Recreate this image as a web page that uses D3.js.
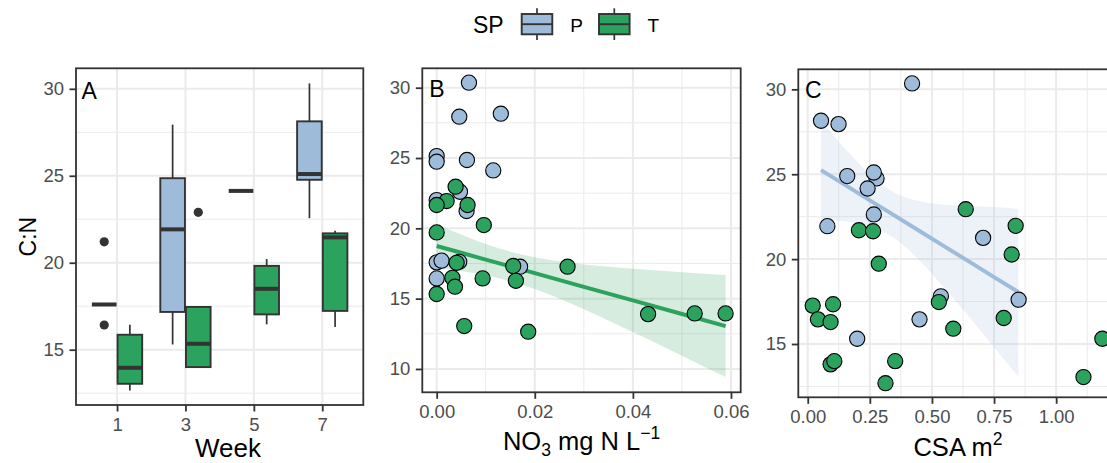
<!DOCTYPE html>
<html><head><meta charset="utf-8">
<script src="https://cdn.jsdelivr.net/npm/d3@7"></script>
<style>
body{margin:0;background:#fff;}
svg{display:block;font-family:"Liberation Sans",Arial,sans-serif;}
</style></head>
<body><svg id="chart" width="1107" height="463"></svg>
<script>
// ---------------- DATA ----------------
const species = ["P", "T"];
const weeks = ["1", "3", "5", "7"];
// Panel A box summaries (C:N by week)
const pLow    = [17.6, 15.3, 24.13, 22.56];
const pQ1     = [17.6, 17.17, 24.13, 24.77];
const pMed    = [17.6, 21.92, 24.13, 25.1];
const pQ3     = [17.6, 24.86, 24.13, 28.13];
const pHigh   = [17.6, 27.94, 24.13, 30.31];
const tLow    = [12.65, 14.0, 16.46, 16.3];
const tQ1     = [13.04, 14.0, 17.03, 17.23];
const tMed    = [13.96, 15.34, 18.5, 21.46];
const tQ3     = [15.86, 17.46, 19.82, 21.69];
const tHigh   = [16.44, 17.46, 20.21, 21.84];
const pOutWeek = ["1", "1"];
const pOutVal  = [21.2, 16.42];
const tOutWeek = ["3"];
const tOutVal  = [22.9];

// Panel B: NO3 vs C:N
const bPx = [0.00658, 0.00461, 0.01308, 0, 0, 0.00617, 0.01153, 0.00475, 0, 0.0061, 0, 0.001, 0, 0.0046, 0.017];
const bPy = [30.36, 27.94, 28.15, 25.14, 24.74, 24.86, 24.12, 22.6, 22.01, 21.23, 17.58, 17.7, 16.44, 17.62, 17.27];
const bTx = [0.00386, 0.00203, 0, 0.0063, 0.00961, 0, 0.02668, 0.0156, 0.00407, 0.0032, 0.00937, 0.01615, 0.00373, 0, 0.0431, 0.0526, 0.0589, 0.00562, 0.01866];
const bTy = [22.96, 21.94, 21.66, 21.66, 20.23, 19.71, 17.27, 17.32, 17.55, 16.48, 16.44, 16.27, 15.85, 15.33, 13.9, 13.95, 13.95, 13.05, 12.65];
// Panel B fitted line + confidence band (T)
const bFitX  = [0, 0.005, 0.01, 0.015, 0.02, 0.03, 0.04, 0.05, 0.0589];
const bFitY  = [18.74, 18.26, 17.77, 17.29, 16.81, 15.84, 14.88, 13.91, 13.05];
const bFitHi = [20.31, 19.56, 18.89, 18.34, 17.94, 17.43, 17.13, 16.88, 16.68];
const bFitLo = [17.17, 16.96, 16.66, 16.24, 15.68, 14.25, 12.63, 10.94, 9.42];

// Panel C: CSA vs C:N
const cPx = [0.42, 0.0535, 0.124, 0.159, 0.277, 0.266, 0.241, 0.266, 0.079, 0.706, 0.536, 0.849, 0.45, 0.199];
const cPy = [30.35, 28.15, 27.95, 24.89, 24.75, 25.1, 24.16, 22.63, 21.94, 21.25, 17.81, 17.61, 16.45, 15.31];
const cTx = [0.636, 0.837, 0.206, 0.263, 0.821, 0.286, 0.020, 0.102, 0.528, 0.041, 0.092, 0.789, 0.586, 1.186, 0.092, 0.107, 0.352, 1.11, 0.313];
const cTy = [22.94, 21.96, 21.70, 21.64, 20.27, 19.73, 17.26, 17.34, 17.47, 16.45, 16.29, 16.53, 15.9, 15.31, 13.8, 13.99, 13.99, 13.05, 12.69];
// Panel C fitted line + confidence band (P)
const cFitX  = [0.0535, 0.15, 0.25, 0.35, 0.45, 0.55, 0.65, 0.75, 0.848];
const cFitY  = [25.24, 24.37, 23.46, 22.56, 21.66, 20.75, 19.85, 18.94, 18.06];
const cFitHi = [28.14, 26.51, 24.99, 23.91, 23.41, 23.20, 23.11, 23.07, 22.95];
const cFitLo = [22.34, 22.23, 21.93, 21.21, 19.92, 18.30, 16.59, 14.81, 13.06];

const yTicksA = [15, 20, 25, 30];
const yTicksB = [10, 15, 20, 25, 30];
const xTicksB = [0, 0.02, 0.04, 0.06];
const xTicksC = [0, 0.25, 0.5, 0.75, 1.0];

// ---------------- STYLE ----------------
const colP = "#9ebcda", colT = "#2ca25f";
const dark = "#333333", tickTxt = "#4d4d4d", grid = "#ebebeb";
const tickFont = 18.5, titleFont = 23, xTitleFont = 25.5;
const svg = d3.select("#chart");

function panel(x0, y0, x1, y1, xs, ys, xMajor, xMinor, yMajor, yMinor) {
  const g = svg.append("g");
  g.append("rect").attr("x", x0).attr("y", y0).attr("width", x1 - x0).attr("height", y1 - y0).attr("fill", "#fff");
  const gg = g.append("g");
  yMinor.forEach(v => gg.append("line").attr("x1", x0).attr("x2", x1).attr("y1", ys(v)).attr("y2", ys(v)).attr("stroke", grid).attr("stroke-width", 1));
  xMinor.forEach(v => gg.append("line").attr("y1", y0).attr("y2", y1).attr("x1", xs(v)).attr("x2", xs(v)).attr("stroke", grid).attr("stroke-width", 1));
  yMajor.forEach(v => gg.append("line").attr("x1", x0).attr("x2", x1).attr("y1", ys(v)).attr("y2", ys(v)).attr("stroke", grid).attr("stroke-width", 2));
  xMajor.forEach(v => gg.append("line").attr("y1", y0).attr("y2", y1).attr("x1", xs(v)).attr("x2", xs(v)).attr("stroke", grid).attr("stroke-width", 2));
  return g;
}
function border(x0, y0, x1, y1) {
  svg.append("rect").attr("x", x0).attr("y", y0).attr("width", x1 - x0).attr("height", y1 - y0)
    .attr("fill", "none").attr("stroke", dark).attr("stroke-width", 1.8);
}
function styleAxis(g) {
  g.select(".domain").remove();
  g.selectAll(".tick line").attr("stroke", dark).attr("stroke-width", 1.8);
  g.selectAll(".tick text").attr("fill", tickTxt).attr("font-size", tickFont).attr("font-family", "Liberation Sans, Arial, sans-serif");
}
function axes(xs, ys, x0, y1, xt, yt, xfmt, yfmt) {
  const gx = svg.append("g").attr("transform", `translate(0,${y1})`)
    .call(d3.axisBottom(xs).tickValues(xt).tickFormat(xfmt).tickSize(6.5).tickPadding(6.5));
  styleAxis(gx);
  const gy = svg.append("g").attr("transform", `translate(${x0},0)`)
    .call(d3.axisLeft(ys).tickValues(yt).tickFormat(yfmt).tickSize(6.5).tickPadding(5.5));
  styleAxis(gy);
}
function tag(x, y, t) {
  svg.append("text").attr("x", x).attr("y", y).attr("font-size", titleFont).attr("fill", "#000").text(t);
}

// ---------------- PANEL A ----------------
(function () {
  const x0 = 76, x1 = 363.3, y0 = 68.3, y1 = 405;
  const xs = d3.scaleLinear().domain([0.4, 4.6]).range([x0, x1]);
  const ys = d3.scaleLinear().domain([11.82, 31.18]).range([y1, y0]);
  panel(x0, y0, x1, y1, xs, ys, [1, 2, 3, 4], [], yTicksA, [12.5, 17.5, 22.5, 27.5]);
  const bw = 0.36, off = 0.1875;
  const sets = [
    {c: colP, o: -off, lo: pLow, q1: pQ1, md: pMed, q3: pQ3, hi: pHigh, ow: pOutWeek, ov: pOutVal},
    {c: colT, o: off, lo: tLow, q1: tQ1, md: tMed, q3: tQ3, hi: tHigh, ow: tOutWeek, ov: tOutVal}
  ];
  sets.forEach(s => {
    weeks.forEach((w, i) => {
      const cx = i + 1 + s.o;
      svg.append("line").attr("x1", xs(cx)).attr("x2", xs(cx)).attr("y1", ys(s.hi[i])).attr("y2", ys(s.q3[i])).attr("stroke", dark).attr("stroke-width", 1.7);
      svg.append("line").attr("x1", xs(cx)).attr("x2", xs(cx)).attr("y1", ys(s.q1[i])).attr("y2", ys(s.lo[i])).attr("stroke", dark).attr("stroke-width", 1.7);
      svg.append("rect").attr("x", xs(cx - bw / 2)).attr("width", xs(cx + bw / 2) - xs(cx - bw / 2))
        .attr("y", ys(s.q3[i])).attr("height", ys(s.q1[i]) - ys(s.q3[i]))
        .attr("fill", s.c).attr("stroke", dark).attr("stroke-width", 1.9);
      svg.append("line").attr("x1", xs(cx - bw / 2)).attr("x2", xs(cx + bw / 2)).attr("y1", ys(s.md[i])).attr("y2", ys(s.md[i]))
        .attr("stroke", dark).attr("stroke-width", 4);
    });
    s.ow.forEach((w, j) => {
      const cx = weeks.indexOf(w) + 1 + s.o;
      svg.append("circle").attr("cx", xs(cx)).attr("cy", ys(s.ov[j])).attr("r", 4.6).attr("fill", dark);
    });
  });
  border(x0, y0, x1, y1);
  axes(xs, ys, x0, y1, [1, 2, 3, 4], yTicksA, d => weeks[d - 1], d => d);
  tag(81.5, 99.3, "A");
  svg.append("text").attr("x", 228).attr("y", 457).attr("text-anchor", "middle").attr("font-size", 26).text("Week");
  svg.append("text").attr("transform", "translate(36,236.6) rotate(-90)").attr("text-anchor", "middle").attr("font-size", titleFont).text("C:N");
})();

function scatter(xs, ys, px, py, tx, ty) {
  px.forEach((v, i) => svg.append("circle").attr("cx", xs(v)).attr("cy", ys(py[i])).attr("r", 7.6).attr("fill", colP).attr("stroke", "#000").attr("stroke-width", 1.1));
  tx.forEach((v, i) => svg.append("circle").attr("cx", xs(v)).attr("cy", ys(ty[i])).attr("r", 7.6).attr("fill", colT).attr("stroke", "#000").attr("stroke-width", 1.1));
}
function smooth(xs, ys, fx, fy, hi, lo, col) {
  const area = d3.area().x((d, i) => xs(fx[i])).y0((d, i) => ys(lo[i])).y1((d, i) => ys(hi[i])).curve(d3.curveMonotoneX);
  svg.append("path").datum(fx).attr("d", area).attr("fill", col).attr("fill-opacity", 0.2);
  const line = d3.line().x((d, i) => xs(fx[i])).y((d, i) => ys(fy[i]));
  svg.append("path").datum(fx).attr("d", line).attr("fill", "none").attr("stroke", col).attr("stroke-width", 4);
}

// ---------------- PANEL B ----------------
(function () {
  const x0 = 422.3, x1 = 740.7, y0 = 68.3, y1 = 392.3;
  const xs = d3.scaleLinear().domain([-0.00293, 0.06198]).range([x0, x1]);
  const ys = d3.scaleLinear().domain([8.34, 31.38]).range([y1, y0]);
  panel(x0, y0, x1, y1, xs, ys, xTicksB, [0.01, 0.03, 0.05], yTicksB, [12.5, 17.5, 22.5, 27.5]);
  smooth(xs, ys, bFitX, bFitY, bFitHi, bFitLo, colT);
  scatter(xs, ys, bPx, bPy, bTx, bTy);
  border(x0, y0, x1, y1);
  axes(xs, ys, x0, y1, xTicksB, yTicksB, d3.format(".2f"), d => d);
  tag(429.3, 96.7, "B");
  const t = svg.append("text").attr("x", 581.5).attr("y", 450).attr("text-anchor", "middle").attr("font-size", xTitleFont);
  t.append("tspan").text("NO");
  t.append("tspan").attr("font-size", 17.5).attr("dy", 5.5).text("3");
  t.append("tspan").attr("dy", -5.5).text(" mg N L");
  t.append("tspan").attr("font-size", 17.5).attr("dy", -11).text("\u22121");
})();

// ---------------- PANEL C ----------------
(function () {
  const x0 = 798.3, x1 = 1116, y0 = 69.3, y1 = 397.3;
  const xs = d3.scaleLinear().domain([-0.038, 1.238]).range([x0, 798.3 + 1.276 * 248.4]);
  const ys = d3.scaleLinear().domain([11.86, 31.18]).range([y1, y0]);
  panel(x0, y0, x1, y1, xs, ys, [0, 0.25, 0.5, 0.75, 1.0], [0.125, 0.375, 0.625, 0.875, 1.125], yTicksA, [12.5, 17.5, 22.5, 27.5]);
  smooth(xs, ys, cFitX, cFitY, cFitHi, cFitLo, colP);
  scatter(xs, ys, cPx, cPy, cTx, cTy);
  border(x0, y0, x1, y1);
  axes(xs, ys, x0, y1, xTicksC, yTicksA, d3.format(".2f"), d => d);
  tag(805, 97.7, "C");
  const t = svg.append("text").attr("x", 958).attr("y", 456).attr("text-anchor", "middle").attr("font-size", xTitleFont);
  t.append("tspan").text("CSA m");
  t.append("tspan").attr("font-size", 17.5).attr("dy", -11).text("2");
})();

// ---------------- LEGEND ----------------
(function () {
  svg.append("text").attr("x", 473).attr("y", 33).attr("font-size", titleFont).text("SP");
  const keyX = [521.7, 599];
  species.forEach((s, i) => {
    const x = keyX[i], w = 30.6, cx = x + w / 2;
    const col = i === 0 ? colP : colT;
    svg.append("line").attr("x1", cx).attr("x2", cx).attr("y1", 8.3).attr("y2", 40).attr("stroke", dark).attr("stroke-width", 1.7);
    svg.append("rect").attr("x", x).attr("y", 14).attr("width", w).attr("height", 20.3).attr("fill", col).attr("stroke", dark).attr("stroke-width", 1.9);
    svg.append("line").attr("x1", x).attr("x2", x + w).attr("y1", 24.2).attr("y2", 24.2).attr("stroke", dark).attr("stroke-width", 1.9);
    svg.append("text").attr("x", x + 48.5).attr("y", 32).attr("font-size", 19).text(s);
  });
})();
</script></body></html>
---
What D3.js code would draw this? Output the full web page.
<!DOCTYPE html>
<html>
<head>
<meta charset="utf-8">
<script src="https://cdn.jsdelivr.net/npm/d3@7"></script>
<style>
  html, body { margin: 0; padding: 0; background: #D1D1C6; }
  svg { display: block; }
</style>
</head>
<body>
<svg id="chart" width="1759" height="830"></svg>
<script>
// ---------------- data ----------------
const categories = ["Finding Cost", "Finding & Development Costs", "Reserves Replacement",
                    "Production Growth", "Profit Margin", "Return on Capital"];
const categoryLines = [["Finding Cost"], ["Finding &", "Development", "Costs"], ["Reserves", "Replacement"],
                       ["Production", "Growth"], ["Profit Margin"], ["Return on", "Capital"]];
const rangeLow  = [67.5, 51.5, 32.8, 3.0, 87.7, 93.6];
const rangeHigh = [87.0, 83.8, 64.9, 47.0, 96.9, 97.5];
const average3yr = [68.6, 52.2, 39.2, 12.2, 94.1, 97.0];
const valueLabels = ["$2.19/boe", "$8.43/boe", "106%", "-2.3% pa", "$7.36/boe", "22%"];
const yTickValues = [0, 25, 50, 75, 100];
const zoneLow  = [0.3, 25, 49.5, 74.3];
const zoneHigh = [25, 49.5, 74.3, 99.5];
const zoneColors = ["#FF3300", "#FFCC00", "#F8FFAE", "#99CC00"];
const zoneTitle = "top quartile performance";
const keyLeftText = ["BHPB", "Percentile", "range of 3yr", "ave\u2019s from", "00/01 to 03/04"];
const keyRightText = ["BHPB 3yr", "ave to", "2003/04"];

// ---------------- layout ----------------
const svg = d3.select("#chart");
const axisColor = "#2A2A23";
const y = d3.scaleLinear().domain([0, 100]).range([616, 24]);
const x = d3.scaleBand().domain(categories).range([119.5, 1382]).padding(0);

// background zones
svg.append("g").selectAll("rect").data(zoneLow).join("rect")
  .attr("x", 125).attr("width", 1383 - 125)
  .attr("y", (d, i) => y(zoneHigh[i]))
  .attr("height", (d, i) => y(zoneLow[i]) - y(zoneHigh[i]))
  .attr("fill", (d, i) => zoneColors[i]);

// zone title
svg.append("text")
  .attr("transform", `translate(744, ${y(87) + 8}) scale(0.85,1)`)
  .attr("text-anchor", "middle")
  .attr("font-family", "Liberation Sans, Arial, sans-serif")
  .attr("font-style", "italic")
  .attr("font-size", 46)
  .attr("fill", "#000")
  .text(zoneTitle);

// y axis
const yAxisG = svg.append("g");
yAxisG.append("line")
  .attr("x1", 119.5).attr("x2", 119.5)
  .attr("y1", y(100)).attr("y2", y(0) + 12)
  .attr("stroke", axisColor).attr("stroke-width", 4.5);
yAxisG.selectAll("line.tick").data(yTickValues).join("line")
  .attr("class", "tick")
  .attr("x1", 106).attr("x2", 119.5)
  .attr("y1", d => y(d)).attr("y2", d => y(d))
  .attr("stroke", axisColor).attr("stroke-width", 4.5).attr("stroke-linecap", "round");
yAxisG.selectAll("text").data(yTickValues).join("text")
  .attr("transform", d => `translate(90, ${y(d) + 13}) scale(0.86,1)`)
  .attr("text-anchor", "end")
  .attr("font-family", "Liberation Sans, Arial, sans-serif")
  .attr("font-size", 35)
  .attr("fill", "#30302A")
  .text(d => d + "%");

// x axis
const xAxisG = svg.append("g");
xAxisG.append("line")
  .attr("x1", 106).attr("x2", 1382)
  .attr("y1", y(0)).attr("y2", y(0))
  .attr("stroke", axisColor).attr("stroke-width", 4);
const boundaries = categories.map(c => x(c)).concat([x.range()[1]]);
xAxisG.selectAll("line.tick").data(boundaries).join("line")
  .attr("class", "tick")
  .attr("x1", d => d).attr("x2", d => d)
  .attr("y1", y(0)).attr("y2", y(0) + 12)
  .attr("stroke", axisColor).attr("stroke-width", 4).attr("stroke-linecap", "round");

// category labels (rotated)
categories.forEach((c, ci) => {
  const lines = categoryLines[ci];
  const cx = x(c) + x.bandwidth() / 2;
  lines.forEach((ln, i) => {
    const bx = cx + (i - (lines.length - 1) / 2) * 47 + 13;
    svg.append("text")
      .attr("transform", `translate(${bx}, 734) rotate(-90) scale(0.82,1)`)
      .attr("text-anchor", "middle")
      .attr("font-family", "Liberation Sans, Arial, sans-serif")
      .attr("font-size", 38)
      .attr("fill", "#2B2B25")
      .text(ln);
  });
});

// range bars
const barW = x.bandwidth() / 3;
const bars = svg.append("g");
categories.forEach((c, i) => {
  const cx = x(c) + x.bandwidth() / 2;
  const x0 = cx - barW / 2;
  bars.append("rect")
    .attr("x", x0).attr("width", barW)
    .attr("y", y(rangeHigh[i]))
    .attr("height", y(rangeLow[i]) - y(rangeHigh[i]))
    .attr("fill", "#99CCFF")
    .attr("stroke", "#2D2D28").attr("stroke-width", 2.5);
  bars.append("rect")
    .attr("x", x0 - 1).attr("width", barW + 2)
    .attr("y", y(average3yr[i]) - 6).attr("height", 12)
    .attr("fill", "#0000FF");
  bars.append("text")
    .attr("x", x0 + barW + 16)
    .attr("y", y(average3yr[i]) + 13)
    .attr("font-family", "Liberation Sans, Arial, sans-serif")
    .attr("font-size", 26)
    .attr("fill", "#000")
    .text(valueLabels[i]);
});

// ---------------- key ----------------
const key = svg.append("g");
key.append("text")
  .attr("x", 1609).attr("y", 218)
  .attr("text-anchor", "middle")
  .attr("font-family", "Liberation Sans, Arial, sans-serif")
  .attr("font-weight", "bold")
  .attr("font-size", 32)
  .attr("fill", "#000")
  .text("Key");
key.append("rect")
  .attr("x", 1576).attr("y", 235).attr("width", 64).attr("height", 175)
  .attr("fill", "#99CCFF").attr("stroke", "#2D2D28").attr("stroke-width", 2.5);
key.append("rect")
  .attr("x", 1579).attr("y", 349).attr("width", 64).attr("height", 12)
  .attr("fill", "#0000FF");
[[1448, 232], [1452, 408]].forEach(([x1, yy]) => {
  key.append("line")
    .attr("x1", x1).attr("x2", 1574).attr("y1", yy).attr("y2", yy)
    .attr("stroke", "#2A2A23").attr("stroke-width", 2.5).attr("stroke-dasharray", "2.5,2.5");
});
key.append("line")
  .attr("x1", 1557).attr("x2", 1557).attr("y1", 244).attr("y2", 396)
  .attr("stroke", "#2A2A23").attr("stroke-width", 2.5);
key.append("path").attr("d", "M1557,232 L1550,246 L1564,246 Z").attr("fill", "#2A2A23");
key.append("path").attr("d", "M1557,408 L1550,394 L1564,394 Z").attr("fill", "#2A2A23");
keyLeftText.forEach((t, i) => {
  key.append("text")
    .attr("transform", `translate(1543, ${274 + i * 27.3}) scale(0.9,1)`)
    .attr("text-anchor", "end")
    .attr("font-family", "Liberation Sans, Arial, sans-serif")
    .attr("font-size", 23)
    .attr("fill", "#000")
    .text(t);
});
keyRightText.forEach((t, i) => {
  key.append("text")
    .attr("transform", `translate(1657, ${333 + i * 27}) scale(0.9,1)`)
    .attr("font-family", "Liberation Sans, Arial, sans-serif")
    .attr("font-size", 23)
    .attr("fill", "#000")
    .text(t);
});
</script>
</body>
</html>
--
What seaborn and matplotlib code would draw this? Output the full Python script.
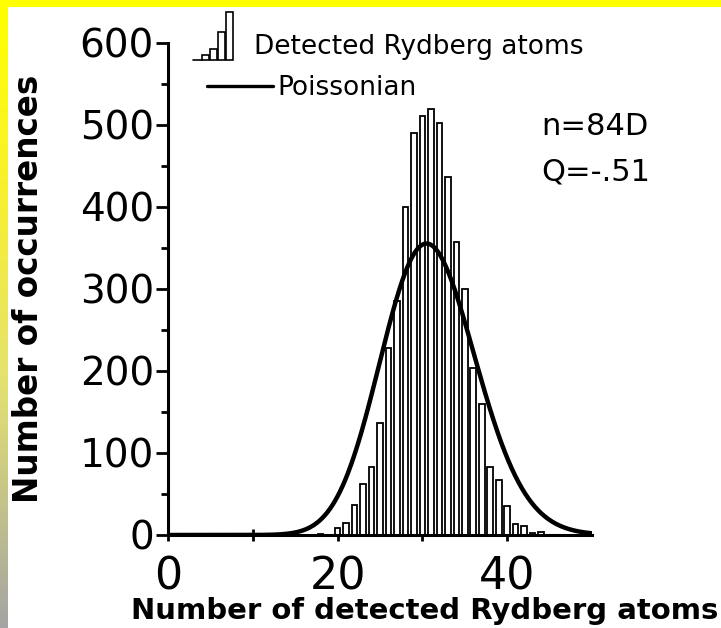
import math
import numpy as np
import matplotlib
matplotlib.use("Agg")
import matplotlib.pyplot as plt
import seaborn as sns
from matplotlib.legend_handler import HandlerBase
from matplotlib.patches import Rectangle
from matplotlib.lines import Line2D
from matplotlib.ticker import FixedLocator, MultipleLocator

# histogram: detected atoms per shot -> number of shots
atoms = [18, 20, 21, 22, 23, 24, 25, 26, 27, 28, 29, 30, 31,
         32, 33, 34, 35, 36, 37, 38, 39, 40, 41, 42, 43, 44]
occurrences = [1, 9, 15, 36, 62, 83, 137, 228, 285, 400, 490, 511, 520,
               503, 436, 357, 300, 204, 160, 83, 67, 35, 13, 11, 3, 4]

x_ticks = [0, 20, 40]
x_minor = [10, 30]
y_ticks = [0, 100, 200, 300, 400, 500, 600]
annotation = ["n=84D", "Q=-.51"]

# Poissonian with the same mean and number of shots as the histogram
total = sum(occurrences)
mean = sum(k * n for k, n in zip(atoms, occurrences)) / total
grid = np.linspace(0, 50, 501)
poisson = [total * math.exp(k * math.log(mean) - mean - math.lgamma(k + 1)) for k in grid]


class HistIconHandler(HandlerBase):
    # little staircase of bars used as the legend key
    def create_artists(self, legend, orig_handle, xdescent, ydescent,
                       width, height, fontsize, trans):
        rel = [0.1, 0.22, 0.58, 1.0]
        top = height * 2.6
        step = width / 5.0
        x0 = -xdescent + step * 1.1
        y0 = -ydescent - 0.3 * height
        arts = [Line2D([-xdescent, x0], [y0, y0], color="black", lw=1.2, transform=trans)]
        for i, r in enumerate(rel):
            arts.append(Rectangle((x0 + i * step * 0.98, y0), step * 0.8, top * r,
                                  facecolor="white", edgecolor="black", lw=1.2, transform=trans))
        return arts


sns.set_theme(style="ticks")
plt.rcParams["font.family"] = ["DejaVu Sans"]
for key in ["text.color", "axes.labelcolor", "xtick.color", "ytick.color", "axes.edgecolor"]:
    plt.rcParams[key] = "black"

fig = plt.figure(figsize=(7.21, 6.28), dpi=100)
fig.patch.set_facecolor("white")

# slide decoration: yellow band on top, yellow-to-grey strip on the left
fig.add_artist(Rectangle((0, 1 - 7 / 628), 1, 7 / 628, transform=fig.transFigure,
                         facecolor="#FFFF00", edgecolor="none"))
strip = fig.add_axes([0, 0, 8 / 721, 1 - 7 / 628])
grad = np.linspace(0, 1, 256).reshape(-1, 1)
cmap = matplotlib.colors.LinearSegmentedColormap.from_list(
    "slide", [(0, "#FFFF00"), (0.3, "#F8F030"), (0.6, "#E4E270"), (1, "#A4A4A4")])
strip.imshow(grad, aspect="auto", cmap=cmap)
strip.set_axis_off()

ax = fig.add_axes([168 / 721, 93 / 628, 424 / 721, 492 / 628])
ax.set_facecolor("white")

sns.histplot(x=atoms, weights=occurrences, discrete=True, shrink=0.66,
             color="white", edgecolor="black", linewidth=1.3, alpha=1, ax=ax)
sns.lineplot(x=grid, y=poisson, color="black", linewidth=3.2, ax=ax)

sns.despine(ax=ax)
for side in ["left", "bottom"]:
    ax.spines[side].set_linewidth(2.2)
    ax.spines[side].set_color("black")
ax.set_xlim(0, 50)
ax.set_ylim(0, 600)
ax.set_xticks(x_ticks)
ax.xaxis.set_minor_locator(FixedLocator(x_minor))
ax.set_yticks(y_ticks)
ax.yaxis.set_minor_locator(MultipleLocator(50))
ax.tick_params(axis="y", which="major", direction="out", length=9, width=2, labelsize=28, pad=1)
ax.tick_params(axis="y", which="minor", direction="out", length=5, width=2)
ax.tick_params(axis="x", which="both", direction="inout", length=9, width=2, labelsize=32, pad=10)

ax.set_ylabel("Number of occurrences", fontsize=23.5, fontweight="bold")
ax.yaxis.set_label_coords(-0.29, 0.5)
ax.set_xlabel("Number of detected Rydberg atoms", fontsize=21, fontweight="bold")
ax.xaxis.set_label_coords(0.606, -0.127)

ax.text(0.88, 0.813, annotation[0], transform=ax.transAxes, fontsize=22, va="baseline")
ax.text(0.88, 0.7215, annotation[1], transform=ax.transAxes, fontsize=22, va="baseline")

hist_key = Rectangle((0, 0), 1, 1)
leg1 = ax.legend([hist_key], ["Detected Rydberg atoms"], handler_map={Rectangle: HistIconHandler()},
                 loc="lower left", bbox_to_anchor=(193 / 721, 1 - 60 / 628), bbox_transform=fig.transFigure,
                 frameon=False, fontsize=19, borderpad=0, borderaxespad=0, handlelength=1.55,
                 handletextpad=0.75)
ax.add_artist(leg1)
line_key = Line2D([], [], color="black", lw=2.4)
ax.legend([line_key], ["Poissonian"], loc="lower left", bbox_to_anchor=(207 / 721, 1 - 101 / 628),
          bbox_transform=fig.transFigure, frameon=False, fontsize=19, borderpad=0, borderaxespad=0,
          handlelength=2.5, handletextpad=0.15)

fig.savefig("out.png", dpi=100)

▶ **Task directions**
Keep to the lines between the line with "What seaborn and" and the line with "poisson = [total", inclusive, and transcribe them without pictures.

▶ **Completed task**
What seaborn and matplotlib code would draw this? Output the full Python script.
import math
import numpy as np
import matplotlib
matplotlib.use("Agg")
import matplotlib.pyplot as plt
import seaborn as sns
from matplotlib.legend_handler import HandlerBase
from matplotlib.patches import Rectangle
from matplotlib.lines import Line2D
from matplotlib.ticker import FixedLocator, MultipleLocator

# histogram: detected atoms per shot -> number of shots
atoms = [18, 20, 21, 22, 23, 24, 25, 26, 27, 28, 29, 30, 31,
         32, 33, 34, 35, 36, 37, 38, 39, 40, 41, 42, 43, 44]
occurrences = [1, 9, 15, 36, 62, 83, 137, 228, 285, 400, 490, 511, 520,
               503, 436, 357, 300, 204, 160, 83, 67, 35, 13, 11, 3, 4]

x_ticks = [0, 20, 40]
x_minor = [10, 30]
y_ticks = [0, 100, 200, 300, 400, 500, 600]
annotation = ["n=84D", "Q=-.51"]

# Poissonian with the same mean and number of shots as the histogram
total = sum(occurrences)
mean = sum(k * n for k, n in zip(atoms, occurrences)) / total
grid = np.linspace(0, 50, 501)
poisson = [total * math.exp(k * math.log(mean) - mean - math.lgamma(k + 1)) for k in grid]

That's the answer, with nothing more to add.